Pecker, a longtime Trump friend and the former chief executive of the parent company of The National Enquirer, was back as the grand jury heard testimony in the probe for the first time since last Monday.
The former president is being investigated over payments during his 2016 campaign to two women who alleged affairs or sexual encounters with him.
There was still no word on when the panel might vote on a possible indictment of the former president.
Trump denies being involved with either of the women, porn actor Stormy Daniels and model Karen McDougal, and claims he’s the victim of “extortion.”
Among the witnesses the grand jury has already heard from is Michael Cohen, Trump’s former lawyer and fixer who has said he orchestrated the payoffs. Cohen pleaded guilty in 2018 to federal charges arising from the payments and has become a potentially major witness for state prosecutors.
Pecker is seen as relevant to the investigation because his company, American Media Inc., secretly assisted Trump’s campaign by paying $150,000 to McDougal in August 2016 for the rights to her story about an alleged affair with Trump. The company then suppressed McDougal’s story until after the election, a dubious journalism practice known as “catch-and-kill.”
Cohen made recordings of a conversation in which he and Trump spoke about the arrangement to pay McDougal through the tabloid publisher.
At one point in the recording, Cohen told Trump, “I need to open up a company for the transfer of all of that info regarding our friend, David,” a reference to Pecker.
Cohen told Trump that he had already spoken with the Trump Organization’s longtime finance chief, Allen Weisselberg, on “how to set the whole thing up.”
Trump then said: “What do we got to pay for this? One-fifty?”
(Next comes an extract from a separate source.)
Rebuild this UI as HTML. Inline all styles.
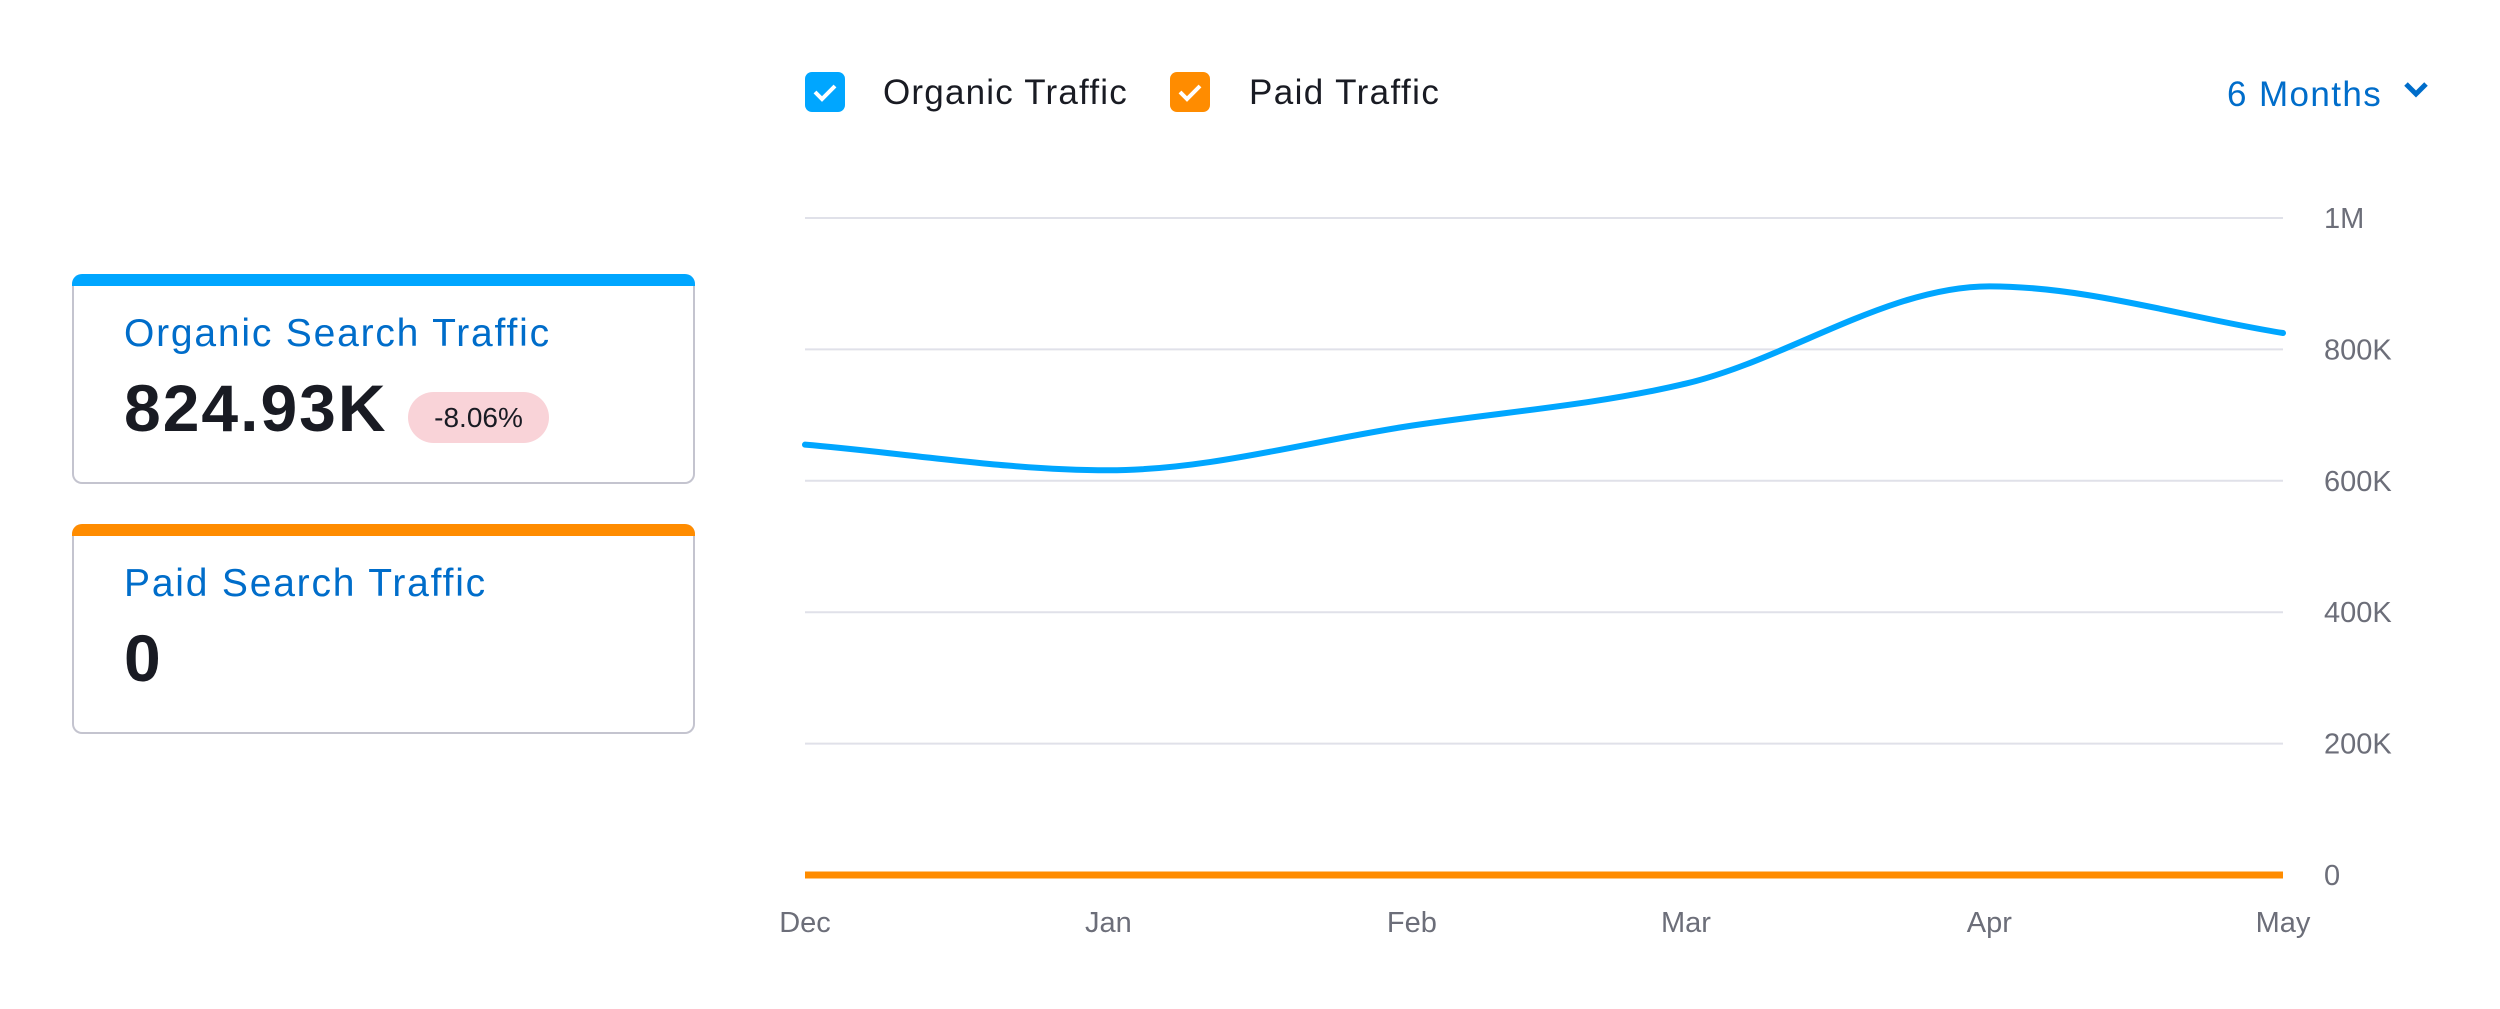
<!DOCTYPE html>
<html><head><meta charset="utf-8"><style>
body{margin:0;width:2500px;height:1009px;background:#fff;font-family:"Liberation Sans",sans-serif;overflow:hidden;position:relative}
.card{position:absolute;left:72px;width:623px;border:2px solid #c4c4cf;border-top:none;border-radius:10px;box-sizing:border-box;background:#fff}
.card .bar{position:absolute;left:-2px;right:-2px;top:0;height:12px;border-radius:10px 10px 0 0}
.t{position:absolute;left:50px;font-size:39px;letter-spacing:1.8px;color:#006dca}
.v{position:absolute;left:50px;font-size:66px;letter-spacing:2px;font-weight:bold;color:#191b23}
</style></head><body>
<div class="card" style="top:274px;height:210px">
 <div class="bar" style="background:#00a6ff"></div>
 <div class="t" style="top:38px">Organic Search Traffic</div>
 <div class="v" style="top:96px">824.93K</div>
 <div style="position:absolute;left:334px;top:118px;width:141px;height:51px;border-radius:26px;background:#f9d3d8;font-size:28px;color:#191b23;text-align:center;line-height:51px">-8.06%</div>
</div>
<div class="card" style="top:524px;height:210px">
 <div class="bar" style="background:#ff8c00"></div>
 <div class="t" style="top:38px">Paid Search Traffic</div>
 <div class="v" style="top:96px">0</div>
</div>
<svg id="chart" width="2500" height="1009" style="position:absolute;left:0;top:0">
 <g>
  <rect x="805" y="72" width="40" height="40" rx="7" fill="#00a6ff"/>
  <path d="M815 92 l7 7 l13 -13" stroke="#fff" stroke-width="4" fill="none"/>
  <text x="883" y="104" font-size="35" letter-spacing="1.2" fill="#191b23">Organic Traffic</text>
 </g>
 <g>
  <rect x="1170" y="72" width="40" height="40" rx="7" fill="#ff8c00"/>
  <path d="M1180 92 l7 7 l13 -13" stroke="#fff" stroke-width="4" fill="none"/>
  <text x="1249" y="104" font-size="35" letter-spacing="1.4" fill="#191b23">Paid Traffic</text>
 </g>
 <g>
  <text x="2227" y="106" font-size="35" letter-spacing="1.4" fill="#006dca">6 Months</text>
  <path d="M2406 84 l10 10 l10 -10" stroke="#006dca" stroke-width="5" fill="none"/>
 </g>
 <g id="grid"></g><g id="lines"></g><g id="labels"></g>
</svg>
<script>
const months=["Dec","Jan","Feb","Mar","Apr","May"];
const monthDays=[0,31,62,90,121,151];
const organic=[655000,616000,684000,748000,896000,824930];
const paid=[0,0,0,0,0,0];
const yTicks=[0,200000,400000,600000,800000,1000000];
const yTickLabels=["0","200K","400K","600K","800K","1M"];
const NS="http://www.w3.org/2000/svg";
const X0=805,X1=2283,Y0=875,Y1=218;
const x=d=>X0+(X1-X0)*d/151;
const y=v=>Y0+(Y1-Y0)*v/1000000;
function mk(t,a,p){const e=document.createElementNS(NS,t);for(const k in a)e.setAttribute(k,a[k]);p.appendChild(e);return e;}
const grid=document.getElementById('grid'),labels=document.getElementById('labels'),lines=document.getElementById('lines');
yTicks.forEach((v,i)=>{
 const l=mk('line',{x1:X0,x2:X1,y1:y(v),y2:y(v),stroke:'#e0e1e9','stroke-width':2},grid);
 
 
 const t=mk('text',{x:2324,y:y(v)+10,'font-size':29,fill:'#6c6e79'},labels);
 t.textContent=yTickLabels[i];
 
 
});
months.forEach((m,i)=>{
 const t=mk('text',{x:x(monthDays[i]),y:932,'font-size':29,fill:'#6c6e79','text-anchor':'middle'},labels);
 t.textContent=m;
 
 
});
function monotone(xs,ys){
 const n=xs.length,d=[],m=[];
 for(let i=0;i<n-1;i++)d.push((ys[i+1]-ys[i])/(xs[i+1]-xs[i]));
 for(let i=0;i<n;i++){
  if(i===0)m.push(d[0]);else if(i===n-1)m.push(d[n-2]);
  else m.push(d[i-1]*d[i]<=0?0:(d[i-1]+d[i])/2);
 }
 for(let i=0;i<n-1;i++){if(d[i]===0){m[i]=0;m[i+1]=0;continue;}
  const a=m[i]/d[i],b=m[i+1]/d[i],s=a*a+b*b;if(s>9){const t=3/Math.sqrt(s);m[i]=t*a*d[i];m[i+1]=t*b*d[i];}}
 let p=`M${xs[0]},${ys[0]}`;
 for(let i=0;i<n-1;i++){const h=(xs[i+1]-xs[i])/3;
  p+=` C${xs[i]+h},${ys[i]+m[i]*h} ${xs[i+1]-h},${ys[i+1]-m[i+1]*h} ${xs[i+1]},${ys[i+1]}`;}
 return p;
}
const xs=monthDays.map(x);
const pp=mk('path',{d:monotone(xs,paid.map(y)),stroke:'#ff8c00','stroke-width':7,fill:'none'},lines);


const op=mk('path',{d:monotone(xs,organic.map(y)),stroke:'#00a6ff','stroke-width':6,fill:'none','stroke-linecap':'round'},lines);


</script>
</body></html>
Cohen also signed an agreement to buy the nondisclosure part of McDougal’s contract with AMI for $125,000 through a company he formed called Resolution Consultants LLC, but a few months later Pecker told Cohen that the deal was off and Cohen never paid the $125,000, according to court documents from Cohen’s criminal case.
In Georgia, a judge on Monday ordered the Fulton County district attorney’s office to respond to a motion by Trump to throw out a report by a special grand jury that investigated attempts to interfere in the state’s 2020 presidential election.
The motion by Trump’s legal team also seeks to toss out all testimony from the inquiry and to bar Fulton County District Attorney Fani Willis from continuing to investigate or prosecute Trump.
Fulton County Superior Court Judge Robert McBurney ordered Willis to respond by May 1 and to let him know whether an in-person hearing is needed to resolve any issues. A spokesperson for Willis said her office would reply through its court filings.
The filing is an effort by Trump to escape one of the multiple legal challenges he faces, including a pair of U.S. Justice Department criminal investigations. One examines his efforts to overturn his loss in the 2020 election. The other examines Trump’s possession of hundreds of classified documents at his Florida estate.
Willis began her investigation shortly after the release of a recording of a January 2021 phone call between Trump and Georgia Secretary of State Brad Raffensperger. In that conversation, the then-president suggested that Raffensperger, a fellow Republican, could “find” the exact number of votes needed to overturn Trump’s narrow election loss in the state to Democrat Joe Biden.
The special grand jury heard from about 75 witnesses and considered other evidence before issuing a report that includes recommendations for Willis on criminal charges. McBurney released the report’s introduction and conclusion, as well as a section in which the grand jurors expressed concerns that some witnesses may have lied under oath, but the rest of the report has remained under wraps so far.